Railway branch line in Buckinghamshire, England

The Wolverton–Newport Pagnell line was a railway branch line in Buckinghamshire, United Kingdom running from Wolverton on the London and North Western Railway (LNWR) (today's West Coast Main Line) to Newport Pagnell. The line fully opened to passengers in 1867. An extension to Olney was planned in 1865, but this scheme was abandoned after partial construction. Earthworks along the route of the extension still exist in Bury Field (Newport Pagnell), and plaques exist detailing the history of the failed project.

Competition from road traffic starting in the early twentieth century put pressure on the railway, and it was later a victim of the Beeching cuts. The line was seen as unprofitable, and it closed to passengers in 1964, and to goods traffic in 1967. Part of the trackbed today provides a section of the Milton Keynes redway system, a network of shared paths that serves the Milton Keynes urban area.

==Background==
The Newport Pagnell Canal had opened in 1817 between the Grand Junction Canal at Great Linford and Newport Pagnell. The canal carried a reasonable level of traffic but, in 1845, the LNWR attempted to buy the canal to use its route as a potential railway line. The offer was refused for two decades, until 1862, when the LNWR was able to purchase the canal for £9000. The canal closed in 1864. Despite this, the railway when built did not run on the line of the old canal.

Two earlier proposals had been made in 1845 and 1846 for a railway serving Newport Pagnell: both schemes failed to attract sufficient capital.

==Construction and operation==

Permission to build the 4 mi long single line branch railway was obtained on 16 June 1863 in the Newport Pagnell Railway Act 1863 (26 & 27 Vict. c. cx). The line opened for goods in 1866, with passenger services commencing on 2 September 1867. The one engine that worked the single track branch was later nicknamed Newport Nobby.

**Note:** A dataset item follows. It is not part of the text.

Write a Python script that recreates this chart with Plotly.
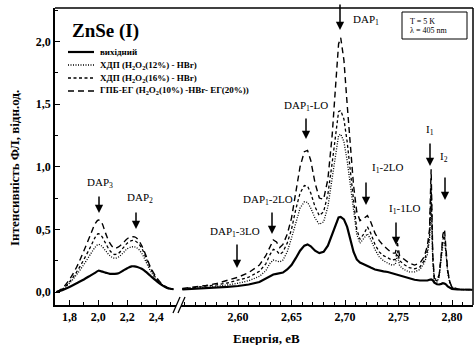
import plotly.graph_objects as go

# ---------------- data ----------------
series_names = ["вихідний", "ХДП (H<sub>2</sub>O<sub>2</sub>(12%) - HBr)",
                "ХДП (H<sub>2</sub>O<sub>2</sub>(16%) - HBr)",
                "ГПБ-ЕГ (H<sub>2</sub>O<sub>2</sub>(10%) -HBr- ЕГ(20%))"]

x_left = [1.71, 1.75, 1.80, 1.85, 1.90, 1.95, 1.98, 2.00, 2.02, 2.05, 2.08, 2.11, 2.14,
          2.17, 2.20, 2.23, 2.25, 2.27, 2.30, 2.33, 2.36, 2.40, 2.44, 2.48, 2.52]
solid_left = [0.00, 0.015, 0.04, 0.07, 0.10, 0.135, 0.155, 0.170, 0.165, 0.155, 0.145, 0.145, 0.150,
              0.170, 0.190, 0.205, 0.205, 0.200, 0.185, 0.160, 0.130, 0.090, 0.055, 0.030, 0.022]
dot_left = [0.00, 0.02, 0.07, 0.14, 0.22, 0.31, 0.36, 0.38, 0.37, 0.33, 0.29, 0.27, 0.28,
            0.31, 0.345, 0.36, 0.36, 0.35, 0.31, 0.24, 0.17, 0.10, 0.055, 0.03, 0.022]
sdash_left = [0.00, 0.022, 0.08, 0.16, 0.26, 0.37, 0.44, 0.465, 0.45, 0.39, 0.33, 0.30, 0.31,
              0.35, 0.39, 0.41, 0.41, 0.395, 0.35, 0.27, 0.19, 0.11, 0.06, 0.033, 0.024]
ldash_left = [0.00, 0.03, 0.10, 0.20, 0.33, 0.47, 0.55, 0.575, 0.56, 0.47, 0.39, 0.35, 0.36,
              0.39, 0.425, 0.44, 0.44, 0.425, 0.37, 0.29, 0.20, 0.12, 0.065, 0.035, 0.025]

x_right = [2.548, 2.56, 2.57, 2.58, 2.59, 2.60, 2.61, 2.62, 2.626, 2.630, 2.633, 2.636, 2.639,
           2.642, 2.646, 2.650, 2.654, 2.658, 2.662, 2.665, 2.668, 2.672, 2.676, 2.680, 2.684,
           2.688, 2.691, 2.694, 2.696, 2.699, 2.702, 2.705, 2.708, 2.711, 2.714, 2.718, 2.721,
           2.724, 2.728, 2.732, 2.736, 2.740, 2.744, 2.747, 2.749, 2.751, 2.755, 2.760, 2.765,
           2.770, 2.774, 2.777, 2.779, 2.7805, 2.782, 2.7835, 2.786, 2.788, 2.790, 2.7915, 2.793,
           2.7945, 2.796, 2.798, 2.800, 2.805, 2.810, 2.819]
solid_right = [0.020, 0.025, 0.030, 0.035, 0.041, 0.048, 0.060, 0.080, 0.105, 0.128, 0.140, 0.145, 0.148,
               0.155, 0.180, 0.215, 0.270, 0.330, 0.370, 0.380, 0.365, 0.330, 0.310, 0.320, 0.370,
               0.460, 0.540, 0.595, 0.600, 0.580, 0.520, 0.420, 0.320, 0.260, 0.235, 0.220, 0.210,
               0.195, 0.180, 0.170, 0.165, 0.160, 0.150, 0.140, 0.140, 0.135, 0.120, 0.108, 0.098,
               0.092, 0.090, 0.092, 0.098, 0.100, 0.095, 0.075, 0.062, 0.060, 0.065, 0.070, 0.068,
               0.060, 0.045, 0.032, 0.025, 0.020, 0.018, 0.018]
dot_right = [0.022, 0.030, 0.037, 0.045, 0.056, 0.070, 0.090, 0.125, 0.170, 0.230, 0.255, 0.250, 0.240,
             0.255, 0.320, 0.430, 0.560, 0.670, 0.720, 0.715, 0.670, 0.590, 0.540, 0.560, 0.680,
             0.900, 1.100, 1.250, 1.260, 1.200, 1.050, 0.850, 0.630, 0.460, 0.390, 0.430, 0.465,
             0.420, 0.340, 0.280, 0.250, 0.230, 0.215, 0.220, 0.300, 0.210, 0.180, 0.160, 0.160,
             0.180, 0.230, 0.300, 0.420, 0.720, 0.250, 0.090, 0.080, 0.120, 0.250, 0.380, 0.400,
             0.300, 0.150, 0.070, 0.035, 0.022, 0.019, 0.018]
sdash_right = [0.025, 0.035, 0.045, 0.057, 0.072, 0.092, 0.118, 0.165, 0.225, 0.300, 0.340, 0.330, 0.300,
               0.320, 0.390, 0.500, 0.660, 0.790, 0.850, 0.845, 0.790, 0.680, 0.610, 0.640, 0.780,
               1.030, 1.260, 1.440, 1.450, 1.380, 1.200, 0.960, 0.720, 0.500, 0.420, 0.470, 0.520,
               0.470, 0.380, 0.320, 0.290, 0.270, 0.255, 0.260, 0.330, 0.250, 0.220, 0.195, 0.185,
               0.200, 0.250, 0.330, 0.450, 0.860, 0.280, 0.100, 0.090, 0.130, 0.270, 0.420, 0.450,
               0.330, 0.160, 0.075, 0.038, 0.024, 0.020, 0.019]
ldash_right = [0.028, 0.040, 0.052, 0.068, 0.090, 0.118, 0.155, 0.215, 0.290, 0.370, 0.415, 0.400, 0.355,
               0.380, 0.460, 0.590, 0.800, 1.000, 1.120, 1.130, 1.050, 0.870, 0.750, 0.740, 0.900,
               1.250, 1.620, 1.980, 2.030, 1.850, 1.500, 1.150, 0.850, 0.640, 0.570, 0.590, 0.610,
               0.560, 0.470, 0.410, 0.370, 0.340, 0.310, 0.310, 0.390, 0.290, 0.260, 0.230, 0.215,
               0.230, 0.280, 0.370, 0.500, 0.980, 0.300, 0.110, 0.095, 0.140, 0.300, 0.460, 0.500,
               0.360, 0.170, 0.080, 0.040, 0.025, 0.021, 0.020]

left_tickvals = [1.8, 2.0, 2.2, 2.4]
left_ticktext = ["1,8", "2,0", "2,2", "2,4"]
right_tickvals = [2.60, 2.65, 2.70, 2.75, 2.80]
right_ticktext = ["2,60", "2,65", "2,70", "2,75", "2,80"]
y_tickvals = [0.0, 0.5, 1.0, 1.5, 2.0]
y_ticktext = ["0,0", "0,5", "1,0", "1,5", "2,0"]

peak_labels = ["DAP<sub>3</sub>", "DAP<sub>2</sub>", "DAP<sub>1</sub>-3LO", "DAP<sub>1</sub>-2LO",
               "DAP<sub>1</sub>-LO", "DAP<sub>1</sub>", "I<sub>1</sub>-2LO", "I<sub>1</sub>-1LO",
               "I<sub>1</sub>", "I<sub>2</sub>"]

# ---------------- layout helpers (pixels -> paper) ----------------
W, H = 475, 345
L, R, T, B = 55, 473, 8, 305
def pxx(x): return (x - L) / (R - L)
def pyy(y): return (B - y) / (B - T)

SERIF = "Liberation Serif, Times New Roman, serif"
styles = [dict(color="black", width=2.2, dash="solid"),
          dict(color="black", width=1.3, dash="1px,1.5px"),
          dict(color="black", width=1.3, dash="3px,2.5px"),
          dict(color="black", width=1.4, dash="6px,4px")]

fig = go.Figure()
lefts = [solid_left, dot_left, sdash_left, ldash_left]
rights = [solid_right, dot_right, sdash_right, ldash_right]
for i in range(4):
    fig.add_trace(go.Scatter(x=x_left, y=lefts[i], mode="lines", line=styles[i],
                             name=series_names[i], showlegend=False, xaxis="x", yaxis="y",
                             line_shape="spline"))
    fig.add_trace(go.Scatter(x=x_right, y=rights[i], mode="lines", line=styles[i],
                             name=series_names[i], showlegend=False, xaxis="x2", yaxis="y",
                             line_shape="linear"))

tickfont = dict(family=SERIF, size=12, color="black", weight="bold")
axis_common = dict(showgrid=False, zeroline=False, ticks="inside", ticklen=5, tickwidth=1.2,
                   tickcolor="black", showline=True, linecolor="black", linewidth=1.5,
                   tickfont=tickfont)

fig.update_layout(
    width=W, height=H, margin=dict(l=L, r=W - R, t=T, b=H - B),
    paper_bgcolor="white", plot_bgcolor="white",
    xaxis=dict(domain=[0, pxx(176)], range=[1.70, 1.70 + (176 - 55) / 144.5],
               tickmode="array", tickvals=left_tickvals, ticktext=left_ticktext,
               minor=dict(tick0=1.7, dtick=0.1, ticks="inside", ticklen=3, tickcolor="black"),
               anchor="y", **axis_common),
    xaxis2=dict(domain=[pxx(181), 1], range=[2.60 - 57 / 1070, 2.60 + 235 / 1070],
                tickmode="array", tickvals=right_tickvals, ticktext=right_ticktext,
                minor=dict(tick0=2.55, dtick=0.01, ticks="inside", ticklen=3, tickcolor="black"),
                anchor="y", **axis_common),
    yaxis=dict(range=[-13 / 125.3, 2.0 + 33.5 / 125.3], tickmode="array",
               tickvals=y_tickvals, ticktext=y_ticktext,
               minor=dict(tick0=0, dtick=0.25, ticks="inside", ticklen=3, tickcolor="black"),
               anchor="x", **axis_common),
)

shapes = []
shapes.append(dict(type="line", xref="paper", yref="paper", x0=0, x1=1, y0=1, y1=1,
                   line=dict(color="black", width=1.5)))
shapes.append(dict(type="line", xref="paper", yref="paper", x0=1, x1=1, y0=0, y1=1,
                   line=dict(color="black", width=1.5)))
for dx in (0, 5):
    shapes.append(dict(type="line", xref="paper", yref="paper",
                       x0=pxx(173 + dx), y0=pyy(313), x1=pxx(180 + dx), y1=pyy(297),
                       line=dict(color="black", width=1.3)))
leg_y = [52, 65, 78, 91]
for i in range(4):
    shapes.append(dict(type="line", xref="paper", yref="paper", x0=pxx(68), x1=pxx(94),
                       y0=pyy(leg_y[i]), y1=pyy(leg_y[i]),
                       line=dict(color="black", width=styles[i]["width"], dash=styles[i]["dash"])))
shapes.append(dict(type="rect", xref="paper", yref="paper", x0=pxx(402), x1=pxx(467),
                   y0=pyy(39), y1=pyy(12), line=dict(color="black", width=1)))
fig.update_layout(shapes=shapes)

ann = []
def text(x, y, s, size=11, weight="normal", xanchor="center", **kw):
    ann.append(dict(xref="paper", yref="paper", x=pxx(x), y=pyy(y), text=s, showarrow=False,
                    xanchor=xanchor, yanchor="middle",
                    font=dict(family=SERIF, size=size, color="black", weight=weight), **kw))

text(70, 31, "ZnSe (I)", size=19, weight="bold", xanchor="left")
for i in range(4):
    text(98, leg_y[i], series_names[i], size=9, weight="bold", xanchor="left")
text(408, 21, "T = 5 K", size=8, xanchor="left")
text(408, 31, "λ = 405 nm", size=8, xanchor="left")

label_pos = [(100, 183), (140, 198), (235, 232), (268, 200), (306, 106),
             (366, 20), (387, 168), (404, 209), (430, 130), (444, 157)]
arrow_pos = [(99, 195, 213), (136, 211, 229), (237, 243, 268), (272, 211, 234), (306, 117, 139),
             (340, 3, 30), (366, 181, 205), (396, 221, 245), (430, 142, 166), (445, 176, 200)]
for (lx, ly), s in zip(label_pos, peak_labels):
    text(lx, ly, s, size=11)
for (ax_, y0, y1) in arrow_pos:
    ann.append(dict(xref="paper", yref="paper", x=pxx(ax_), y=pyy(y1), ax=0, ay=-(y1 - y0),
                    text="", showarrow=True, arrowhead=2, arrowsize=1.1, arrowwidth=1.5,
                    arrowcolor="black", standoff=0))

text(266, 338, "Енергія, еВ", size=13, weight="bold")
ann.append(dict(xref="paper", yref="paper", x=pxx(14), y=pyy(168), text="Інтенсивність ФЛ, відн.од.",
                showarrow=False, textangle=-90, xanchor="center", yanchor="middle",
                font=dict(family=SERIF, size=13, color="black", weight="bold")))
fig.update_layout(annotations=ann)

fig.write_html("out.html", config={"displayModeBar": False},
               post_script="document.body.style.margin='0';document.body.style.padding='0';")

In the Newport Pagnell Railway (Extension to Olney) Act 1865 (28 & 29 Vict. c. lvi), powers were granted to extend the line from Newport Pagnell to Olney and then in the Newport Pagnell Railway (Extension) Act 1866 (29 & 30 Vict. c. cccliv) on to meet the Northampton and Peterborough Railway at Wellingborough. Construction was underway, and a bridge had been completed when the extension was abandoned in 1871. The line was officially absorbed by the LNWR by the Newport Pagnell Railway (Transfer and Dissolution) Act 1875 (38 & 39 Vict. c. cvi).

Olney was later served by a station on the Midland Railway's Bedford–Northampton line from 1872: that line closed in 1962.

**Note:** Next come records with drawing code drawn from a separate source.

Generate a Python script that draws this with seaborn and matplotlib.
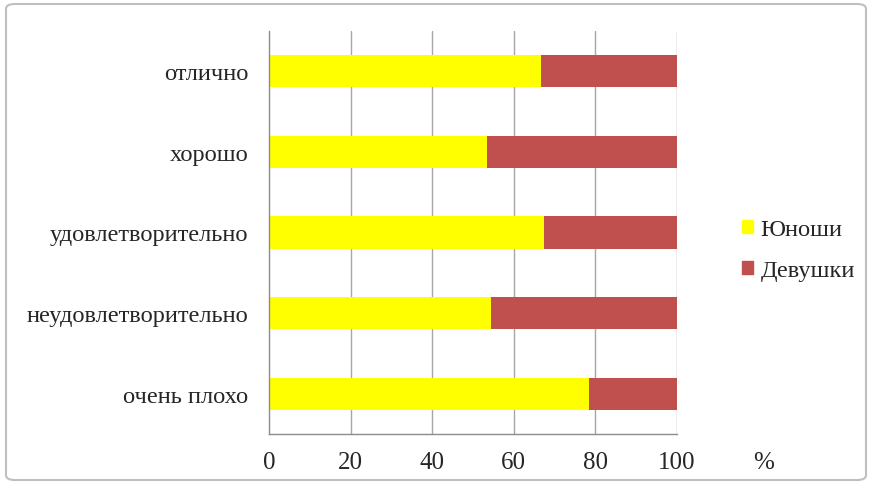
import pandas as pd
import matplotlib.pyplot as plt
import seaborn as sns
import numpy as np
from matplotlib.patches import FancyBboxPatch, Patch

# данные (в процентах)
categories = ['отлично', 'хорошо', 'удовлетворительно', 'неудовлетворительно', 'очень плохо']
boys = [66.6, 53.4, 67.4, 54.3, 78.5]
girls = [33.4, 46.6, 32.6, 45.7, 21.5]
xticks = [0, 20, 40, 60, 80, 100]

df = pd.DataFrame({'cat': categories, 'boys': boys, 'girls': girls})
df['total'] = df['boys'] + df['girls']

sns.set_style('white')
plt.rcParams['font.family'] = ['Liberation Serif', 'DejaVu Serif']

fig = plt.figure(figsize=(8.71, 4.85), dpi=100)
ax = fig.add_axes([269/871, 1 - 435/485, 408/871, 403/485])

yellow = '#ffff00'
red = '#c0504d'

sns.barplot(data=df, x='total', y='cat', orient='h', color=red, width=0.4,
            saturation=1, ax=ax, linewidth=0)
sns.barplot(data=df, x='boys', y='cat', orient='h', color=yellow, width=0.4,
            saturation=1, ax=ax, linewidth=0)

ax.set_xlim(0, 100)
ax.set_ylim(4.5, -0.5)
ax.set_xticks(xticks)
ax.set_xticklabels([str(t) for t in xticks], fontsize=18)
ax.set_xlabel('')
ax.set_ylabel('')

# подписи категорий без засечек, засечки между категориями
ax.set_yticks(range(len(categories)))
ax.set_yticklabels(categories, fontsize=17.6)
ax.tick_params(axis='y', length=0, pad=15)
ax.set_yticks(np.arange(-0.5, len(categories), 1), minor=True)
ax.tick_params(axis='y', which='minor', length=5, color='#8c8c8c', width=1)
ax.tick_params(axis='x', length=5, color='#8c8c8c', width=1, pad=7)

for x in xticks[1:]:
    ax.axvline(x, color='#a6a6a6', lw=1, zorder=0)
for s in ['top', 'right']:
    ax.spines[s].set_visible(False)
for s in ['left', 'bottom']:
    ax.spines[s].set_color('#8c8c8c')
    ax.spines[s].set_linewidth(1)

fig.text(764/871, 1 - 463/485, '%', fontsize=18, ha='center', va='center')

handles = [Patch(color=yellow, label='Юноши'), Patch(color=red, label='Девушки')]
fig.legend(handles=handles, loc='center left', bbox_to_anchor=(720/871, 1 - 251/485),
           frameon=False, fontsize=17.6, handlelength=0.45, handleheight=0.45,
           handletextpad=0.3, labelspacing=0.8)

border = FancyBboxPatch((6/871, 4/485), 860/871, 476/485, transform=fig.transFigure,
                        boxstyle='round,pad=0,rounding_size=0.01', fill=False,
                        edgecolor='#bfbfbf', lw=1.5)
fig.patches.append(border)

plt.savefig('out.png', dpi=100)
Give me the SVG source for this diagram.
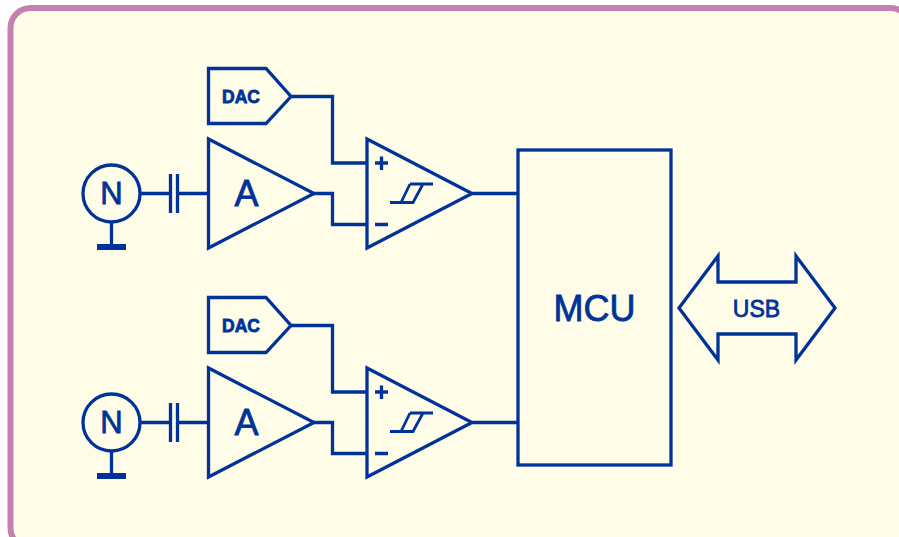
<svg xmlns="http://www.w3.org/2000/svg" width="899" height="537" viewBox="0 0 899 537">
<style>
.s{fill:none;stroke:#003399;stroke-width:3.300;stroke-linejoin:miter}
.t{fill:#003399;stroke:#003399;stroke-width:0.800;font-family:"Liberation Sans",Arial,sans-serif;text-anchor:middle}
.h{fill:none;stroke:#003399;stroke-width:2.800}
</style>
<defs>
<g id="comp">
<path class="s" d="M367 139V248L472 193.500Z"/>
<path class="s" d="M375 163H388M381.500 156.500V170M375 224.500H388"/>
<path class="h" d="M390 202.500H413L423 184M410 184H433M410 184L401 202.500"/>
</g>
<g id="dac">
<path class="s" d="M208.500 68.500H266L291 96.500L266 123.500H208.500Z"/>
<text class="t" x="241" y="102.500" font-size="17.500" font-weight="700" stroke-width="0.300">DAC</text>
</g>
<g id="amp">
<path class="s" d="M208.500 139V248L314 193.500Z"/>
<text class="t" x="246.500" y="206" font-size="36">A</text>
</g>
<g id="sensor">
<circle class="s" cx="111.500" cy="193.500" r="28.500"/>
<text class="t" x="111.500" y="204" font-size="31">N</text>
<path class="s" d="M111.500 222V245"/>
<rect x="97" y="244" width="29" height="6" fill="#003399"/>
</g>
<g id="cap">
<path class="s" d="M141 193.500H170M178 193.500H208M170.500 174V213M177.500 174V213"/>
</g>
</defs>
<g id="panel"><rect x="10.500" y="8" width="900" height="540" rx="20" ry="20" fill="#fffde7" stroke="#c580b0" stroke-width="6"/></g>
<g id="connectors">
<path class="s" d="M291 96.500H332.500V163H367M314 193.500H332.500V224.500H367M472 193.500H518"/>
<path class="s" d="M291 325.500H332.500V392H367M314 422.500H332.500V453.500H367M472 422.500H518"/>
</g>
<g id="dac1"><use href="#dac"/></g>
<g id="dac2"><use href="#dac" y="229"/></g>
<g id="sensor1"><use href="#sensor"/></g>
<g id="sensor2"><use href="#sensor" y="229"/></g>
<g id="cap1"><use href="#cap"/></g>
<g id="cap2"><use href="#cap" y="229"/></g>
<g id="amp1"><use href="#amp"/></g>
<g id="amp2"><use href="#amp" y="229"/></g>
<g id="comp1"><use href="#comp"/></g>
<g id="comp2"><use href="#comp" y="229"/></g>
<g id="mcu"><rect class="s" x="518" y="150" width="153" height="315"/><text class="t" x="594.500" y="321" font-size="36">MCU</text></g>
<g id="usb"><path class="s" d="M679 308L718 256V282H796V256L835 308L796 360V334H718V360Z"/><text class="t" x="756.500" y="317" font-size="23">USB</text></g>
</svg>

In 1900 a spur connecting the branch to the up slow line of the West Coast Main Line was constructed. The water supply for locomotives at Wolverton was insufficient, so a water column was built at the intermediate station in Bradwell. Water came from the town's own source, with many houses losing their supply. On Mondays, housewives were known to shake their fists at engine drivers when their weekly wash was interrupted. Eventually drivers were forbidden from taking water from Bradwell on Mondays.

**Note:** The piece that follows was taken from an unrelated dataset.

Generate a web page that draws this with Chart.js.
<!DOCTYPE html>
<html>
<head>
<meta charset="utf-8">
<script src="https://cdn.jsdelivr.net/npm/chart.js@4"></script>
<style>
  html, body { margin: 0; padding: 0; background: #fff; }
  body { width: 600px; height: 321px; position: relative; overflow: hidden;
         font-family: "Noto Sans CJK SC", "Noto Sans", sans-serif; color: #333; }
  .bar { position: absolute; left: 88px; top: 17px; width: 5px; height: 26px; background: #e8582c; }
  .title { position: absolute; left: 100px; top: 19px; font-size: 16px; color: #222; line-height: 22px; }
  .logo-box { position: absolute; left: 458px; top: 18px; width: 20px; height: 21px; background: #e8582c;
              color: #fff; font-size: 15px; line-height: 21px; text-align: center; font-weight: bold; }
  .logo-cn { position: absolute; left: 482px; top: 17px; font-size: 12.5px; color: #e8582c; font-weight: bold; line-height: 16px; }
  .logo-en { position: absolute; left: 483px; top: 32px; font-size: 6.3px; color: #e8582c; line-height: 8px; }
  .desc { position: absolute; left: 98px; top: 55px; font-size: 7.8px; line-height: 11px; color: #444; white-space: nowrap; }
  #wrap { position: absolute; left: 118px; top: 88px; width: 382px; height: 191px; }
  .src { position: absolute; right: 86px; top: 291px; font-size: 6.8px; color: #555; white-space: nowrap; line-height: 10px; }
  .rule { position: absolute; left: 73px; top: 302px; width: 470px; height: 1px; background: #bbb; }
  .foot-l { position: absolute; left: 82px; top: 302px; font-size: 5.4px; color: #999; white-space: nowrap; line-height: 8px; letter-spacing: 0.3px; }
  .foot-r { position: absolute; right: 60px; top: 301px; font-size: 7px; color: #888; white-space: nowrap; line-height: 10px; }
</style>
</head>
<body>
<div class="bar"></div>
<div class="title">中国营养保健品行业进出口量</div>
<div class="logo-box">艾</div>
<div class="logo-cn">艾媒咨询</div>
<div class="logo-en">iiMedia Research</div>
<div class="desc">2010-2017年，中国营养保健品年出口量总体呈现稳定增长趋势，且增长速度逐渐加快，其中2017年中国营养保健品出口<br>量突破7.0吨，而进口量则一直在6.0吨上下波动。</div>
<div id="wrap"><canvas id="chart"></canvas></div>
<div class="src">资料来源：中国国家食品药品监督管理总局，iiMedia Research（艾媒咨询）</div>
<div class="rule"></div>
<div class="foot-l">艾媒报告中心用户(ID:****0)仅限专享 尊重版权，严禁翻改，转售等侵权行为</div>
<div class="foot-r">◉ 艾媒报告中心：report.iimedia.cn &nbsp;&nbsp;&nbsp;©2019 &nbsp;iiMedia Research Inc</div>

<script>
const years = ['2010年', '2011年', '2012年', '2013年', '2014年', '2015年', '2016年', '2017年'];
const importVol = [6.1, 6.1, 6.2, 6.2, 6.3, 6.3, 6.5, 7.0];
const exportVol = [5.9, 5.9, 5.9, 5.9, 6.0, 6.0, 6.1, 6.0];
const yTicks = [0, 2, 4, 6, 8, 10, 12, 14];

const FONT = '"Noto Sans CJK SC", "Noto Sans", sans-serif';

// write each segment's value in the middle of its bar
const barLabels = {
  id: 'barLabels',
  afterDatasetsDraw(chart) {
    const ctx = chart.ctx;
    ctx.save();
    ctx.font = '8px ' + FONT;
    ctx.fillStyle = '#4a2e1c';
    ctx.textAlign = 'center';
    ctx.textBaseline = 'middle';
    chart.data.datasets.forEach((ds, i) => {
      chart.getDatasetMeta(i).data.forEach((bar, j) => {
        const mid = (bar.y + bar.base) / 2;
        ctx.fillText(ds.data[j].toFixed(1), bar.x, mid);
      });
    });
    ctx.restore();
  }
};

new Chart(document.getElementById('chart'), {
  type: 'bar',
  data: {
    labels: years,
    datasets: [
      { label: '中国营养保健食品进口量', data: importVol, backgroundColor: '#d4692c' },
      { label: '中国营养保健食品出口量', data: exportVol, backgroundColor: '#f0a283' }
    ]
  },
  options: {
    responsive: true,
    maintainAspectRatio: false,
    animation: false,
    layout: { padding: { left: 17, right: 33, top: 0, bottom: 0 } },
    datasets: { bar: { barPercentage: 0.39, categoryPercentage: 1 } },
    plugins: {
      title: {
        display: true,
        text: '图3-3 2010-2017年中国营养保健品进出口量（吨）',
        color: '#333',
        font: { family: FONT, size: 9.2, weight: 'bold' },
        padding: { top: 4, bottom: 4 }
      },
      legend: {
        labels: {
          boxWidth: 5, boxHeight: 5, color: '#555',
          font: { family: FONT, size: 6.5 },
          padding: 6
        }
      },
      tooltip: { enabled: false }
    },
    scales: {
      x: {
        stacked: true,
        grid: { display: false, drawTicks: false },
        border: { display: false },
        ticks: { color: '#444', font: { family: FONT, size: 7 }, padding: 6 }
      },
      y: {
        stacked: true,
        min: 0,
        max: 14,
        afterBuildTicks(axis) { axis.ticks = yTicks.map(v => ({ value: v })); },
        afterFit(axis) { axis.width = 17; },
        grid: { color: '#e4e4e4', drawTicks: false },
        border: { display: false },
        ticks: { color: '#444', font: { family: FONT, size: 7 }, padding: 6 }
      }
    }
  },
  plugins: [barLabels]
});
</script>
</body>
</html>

In 1898, the first motor bus service in Buckinghamshire began running between Newport Pagnell and Olney, followed by numerous other routes, which took traffic away from the railway line. Despite this, the LNWR considered electrification of the line in 1904, believing such a scheme would bring about considerable savings, but the idea never materialised.

==Closure==
The branch was included in the Beeching report of 1963 which concluded that, since 30% of the railway network carried less than 1% of the total passenger traffic, much of it should be closed. The residents of Newport Pagnell resisted the closure, demanding an enquiry which took place on 7 June 1964. Despite many objections, it was determined that the line would close. The last passenger service was the 5:34 pm train from Newport Pagnell on 5 September 1964, just under a century after the line opened to passengers. The mourning of the line was so great that a bucket of water was poured over a double dressed as Richard Beeching, the man commonly associated with the closure of over 4,000 miles of the British railway network. The crowd cheered as this happened, a mark of the public's feelings about the closure.

The line was finally closed to freight traffic in 1967, after which the tracks were lifted.